What is your favourite age that you’ve been so far in life, and why?
I think, so long as I am able to write, stitch and paint, this is always going to be the age I am at the time someone asks that question. Most of us experience many ‘ups and downs’ at all stages in our lives but being alive and in difficulty is likely to be better than the alternative.
Who is your favourite fictional character or famous person over 60?
I am interested in history in a general way, but I am especially interested in the stories of women. Among my favourites are the later women of the House of Trastámara, Isabella and her daughters, Juana and Catalina, the last of which we English know as Catherine of Aragon, first wife to Henry VIII.
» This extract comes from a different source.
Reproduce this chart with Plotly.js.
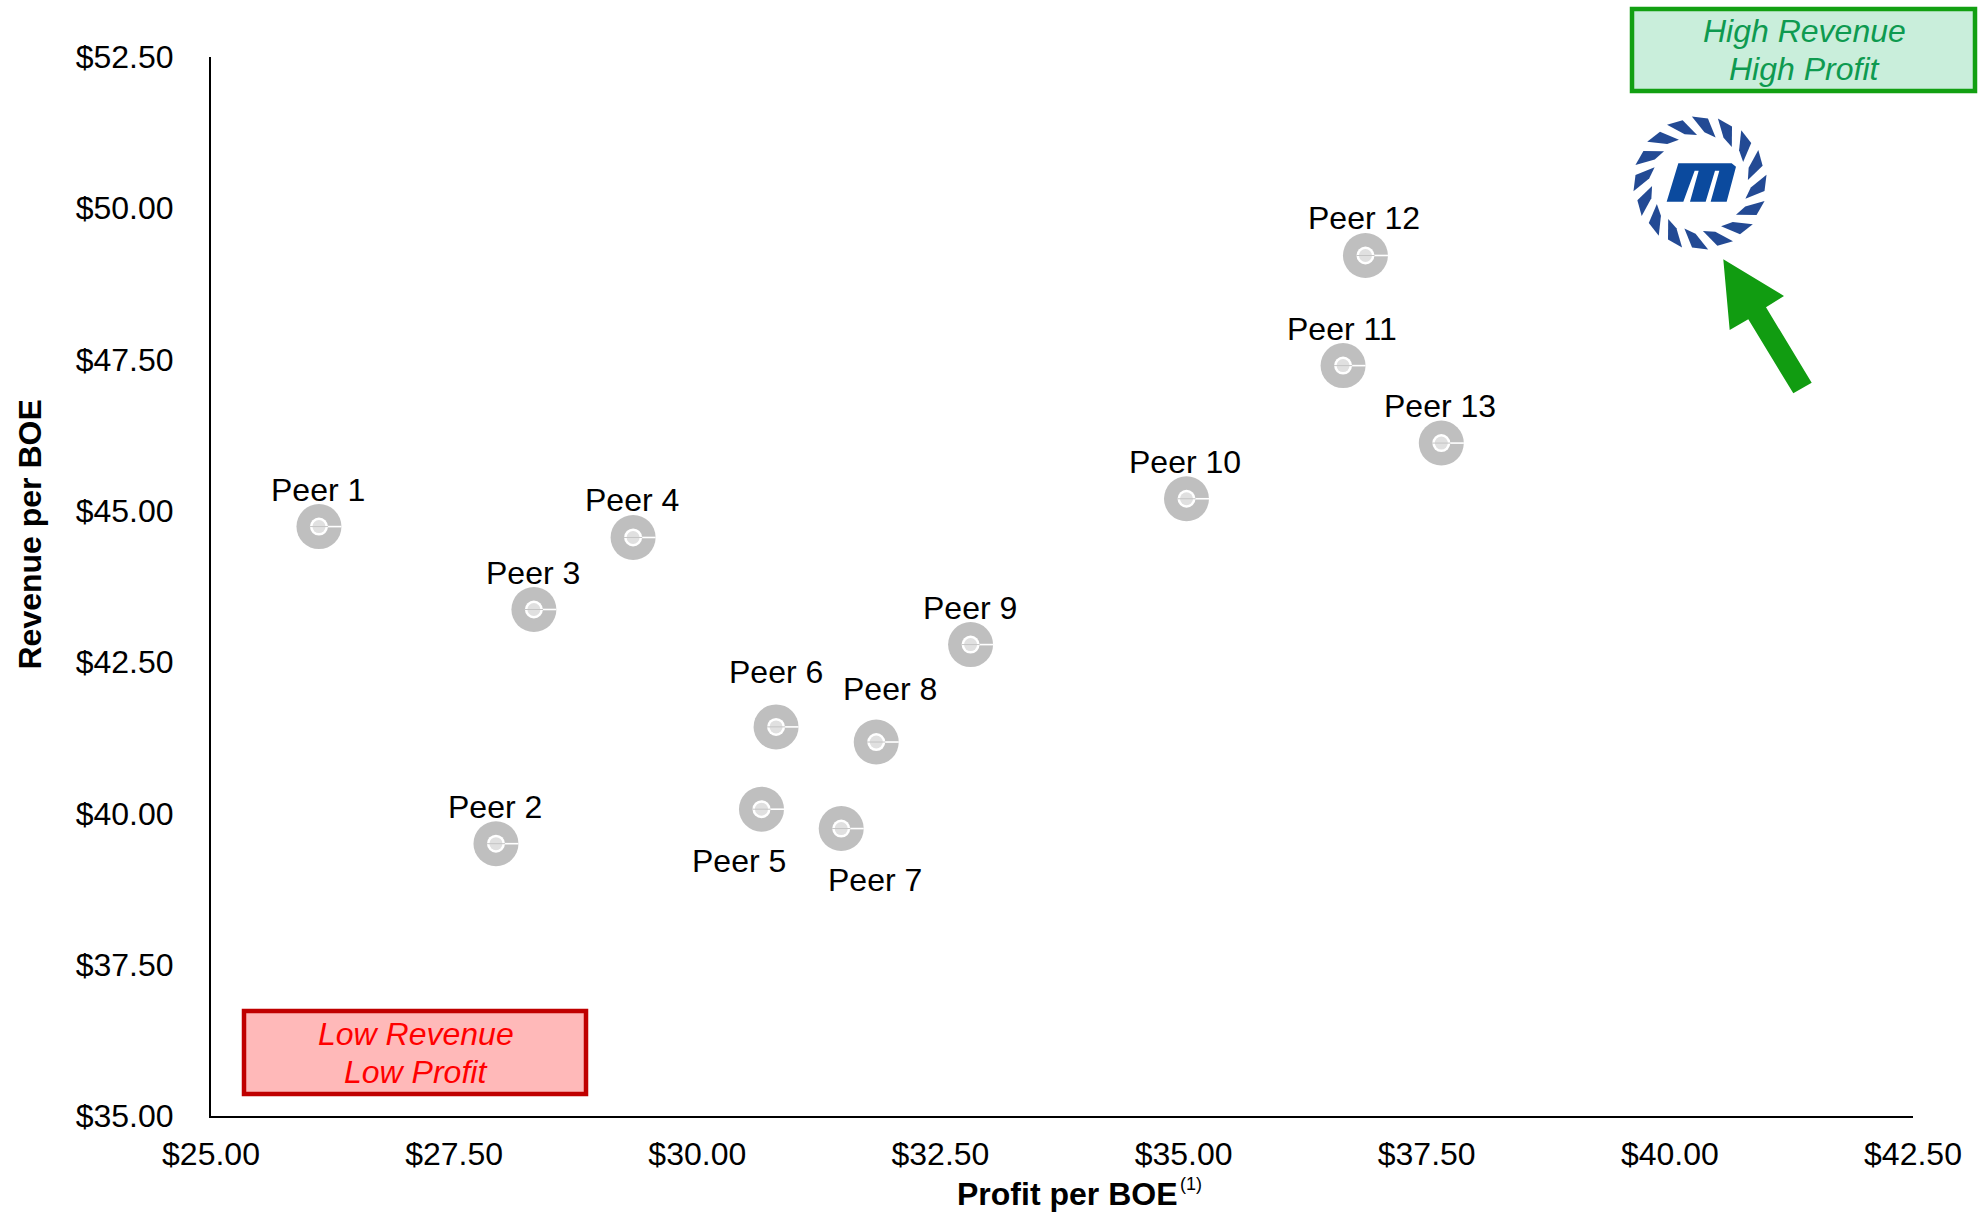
<!DOCTYPE html>
<html>
<head>
<meta charset="utf-8">
<script src="https://cdn.plot.ly/plotly-3.0.1.min.js"></script>
<style>html,body{margin:0;padding:0;background:#fff}</style>
</head>
<body>
<div id="chart" style="width:1988px;height:1212px"></div>
<script>
const peers = ["Peer 1","Peer 2","Peer 3","Peer 4","Peer 5","Peer 6","Peer 7","Peer 8","Peer 9","Peer 10","Peer 11","Peer 12","Peer 13"];
const profitPerBoe = [26.11,27.93,28.32,29.34,30.66,30.81,31.48,31.84,32.81,35.03,36.64,36.87,37.65];
const revenuePerBoe = [44.74,39.50,43.37,44.56,40.07,41.43,39.75,41.18,42.79,45.20,47.40,49.22,46.12];
const xTickVals = [25,27.5,30,32.5,35,37.5,40,42.5];
const yTickVals = [35,37.5,40,42.5,45,47.5,50,52.5];

const W=1988,H=1212,L=211,R=75,T=57,B=96;
const px=x=>(x-L)/(W-L-R), py=y=>1-(y-T)/(H-T-B);
const FONT='"Liberation Sans", Arial, sans-serif';
const poly=(pts)=>'M'+pts.map(p=>px(p[0]).toFixed(5)+','+py(p[1]).toFixed(5)).join(' L')+' Z';

function labelOffset(name){
  if(name==='Peer 5') return [-22,-52];
  if(name==='Peer 7') return [34,-51];
  if(name==='Peer 8') return [14,53];
  if(name==='Peer 6') return [0,55];
  return [-1,37];
}

const common={x:profitPerBoe,y:revenuePerBoe,mode:'markers',type:'scatter',hoverinfo:'skip',showlegend:false,cliponaxis:false};
const data=[
  Object.assign({},common,{name:'Peers',text:peers,marker:{size:45,color:'#BFBFBF',line:{width:0}}}),
  Object.assign({},common,{marker:{size:18,color:'#FFFFFF',line:{width:0}},
    error_x:{type:'constant',symmetric:false,value:0.232,valueminus:0,color:'#FFFFFF',thickness:1.6,width:0}}),
  Object.assign({},common,{marker:{size:13,color:'#E0E0E0',line:{width:0}}}),
  Object.assign({},common,{marker:{size:13,symbol:'line-ew',color:'#C4C4C4',line:{width:1,color:'#C4C4C4'}}})
];

const annotations=peers.map((p,i)=>{
  const o=labelOffset(p);
  return {x:profitPerBoe[i],y:revenuePerBoe[i],xref:'x',yref:'y',text:p,showarrow:false,
    xshift:o[0],yshift:o[1],xanchor:'center',yanchor:'middle',font:{family:FONT,size:32,color:'#000'}};
});
const note=(x,y,text,size,color,extra)=>Object.assign({xref:'paper',yref:'paper',x:px(x),y:py(y),xanchor:'center',yanchor:'middle',showarrow:false,text,font:{family:FONT,size,color}},extra||{});
annotations.push(
  note(1067,1194,'<b>Profit per BOE</b>',32,'#000'),
  note(1191,1184,'(1)',18,'#000'),
  note(29,534.5,'<b>Revenue per BOE</b>',32,'#000',{textangle:-90}),
  note(415.5,1033.5,'<i>Low Revenue</i>',32,'#FF0000'),
  note(415.5,1071.5,'<i>Low Profit</i>',32,'#FF0000'),
  note(1804,31.5,'<i>High Revenue</i>',32,'#0E9A50'),
  note(1804,69.5,'<i>High Profit</i>',32,'#0E9A50')
);

const shapes=[
  {type:'rect',xref:'paper',yref:'paper',x0:px(244),x1:px(586),y0:py(1011),y1:py(1094),fillcolor:'#FFB9B9',line:{color:'#C00000',width:4.5},layer:'below'},
  {type:'rect',xref:'paper',yref:'paper',x0:px(1632),x1:px(1975),y0:py(9),y1:py(91),fillcolor:'#C9EEDB',line:{color:'#12A012',width:4.5},layer:'below'},
  {type:'path',xref:'paper',yref:'paper',fillcolor:'#119C11',line:{width:0},
   path:poly([[1723.3,259.3],[1784,296],[1766,307.3],[1811.7,382.7],[1793.3,393.3],[1748.3,319.3],[1729.7,330]])}
];

// company logo badge
const cx=1700,cy=183;
const ringColor='#234A94',mColor='#0B4A9E';
const pol=(r,a)=>[cx+r*Math.sin(a*Math.PI/180),cy-r*Math.cos(a*Math.PI/180)];
for(let i=0;i<16;i++){
  const t=i*22.5+5;
  shapes.push({type:'path',xref:'paper',yref:'paper',fillcolor:ringColor,line:{width:0},
    path:poly([pol(67,t-12),pol(65,t+2),pol(48,t+14),pol(51,t)])});
}
const mz=(a,b)=>[1580+a/3,b/3];
shapes.push({type:'path',xref:'paper',yref:'paper',fillcolor:mColor,line:{width:0},
  path:poly([mz(295,490),mz(455,490),mz(468,500),mz(440,605),mz(392,605),mz(418,512),mz(405,512),mz(377,605),mz(330,605),mz(356,512),mz(344,512),mz(310,605),mz(260,605)])});

const layout={
  width:W,height:H,autosize:false,
  margin:{l:L,r:R,t:T,b:B,pad:0},
  paper_bgcolor:'#fff',plot_bgcolor:'#fff',
  showlegend:false,
  font:{family:FONT,size:32,color:'#000'},
  xaxis:{range:[25,42.5],tickmode:'array',tickvals:xTickVals,ticktext:xTickVals.map(v=>'$'+v.toFixed(2)),
    showgrid:false,zeroline:false,showline:true,linecolor:'#000',linewidth:2,
    ticks:'outside',ticklen:9,tickcolor:'rgba(0,0,0,0)',tickfont:{family:FONT,size:32,color:'#000'}},
  yaxis:{range:[35,52.5],tickmode:'array',tickvals:yTickVals,ticktext:yTickVals.map(v=>'$'+v.toFixed(2)),
    showgrid:false,zeroline:false,showline:true,linecolor:'#000',linewidth:2,
    ticks:'outside',ticklen:29,tickcolor:'rgba(0,0,0,0)',tickfont:{family:FONT,size:32,color:'#000'}},
  annotations,shapes
};
Plotly.newPlot('chart',data,layout,{displayModeBar:false,staticPlot:true});
</script>
</body>
</html>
You are alone in your house (no pets). You have three minutes to get out before the house collapses and burns to the ground. What one possession would you grab and take with you?
The two photographs I keep on my writing desk. One shows my husband and I on our wedding day and the other is a very tiny portrait of my much-loved grandmother, Matilda.
What’s your favourite creative pastime?
Apart from writing, which I do pretty much every day, I enjoy embroidery and watercolours. I am currently embroidering a visual family history for my grandson’s eighteenth birthday. My grandson is only just coming up to two, so I probably won’t be around to see his response.
Tell us something about yourself that’s surprising or unexpected.
I was shot in the eye at point blank range when I was an early teen and, after an abortive attempt to remove the air rifle pellet, I have carried it in my skull ever since. What is, perhaps, more surprising is the fact that there was no blood. I lost consciousness for a while, came to my senses, got up, and was sick on my shoes. After that, I couldn’t think what else to do so I walked the half a mile home.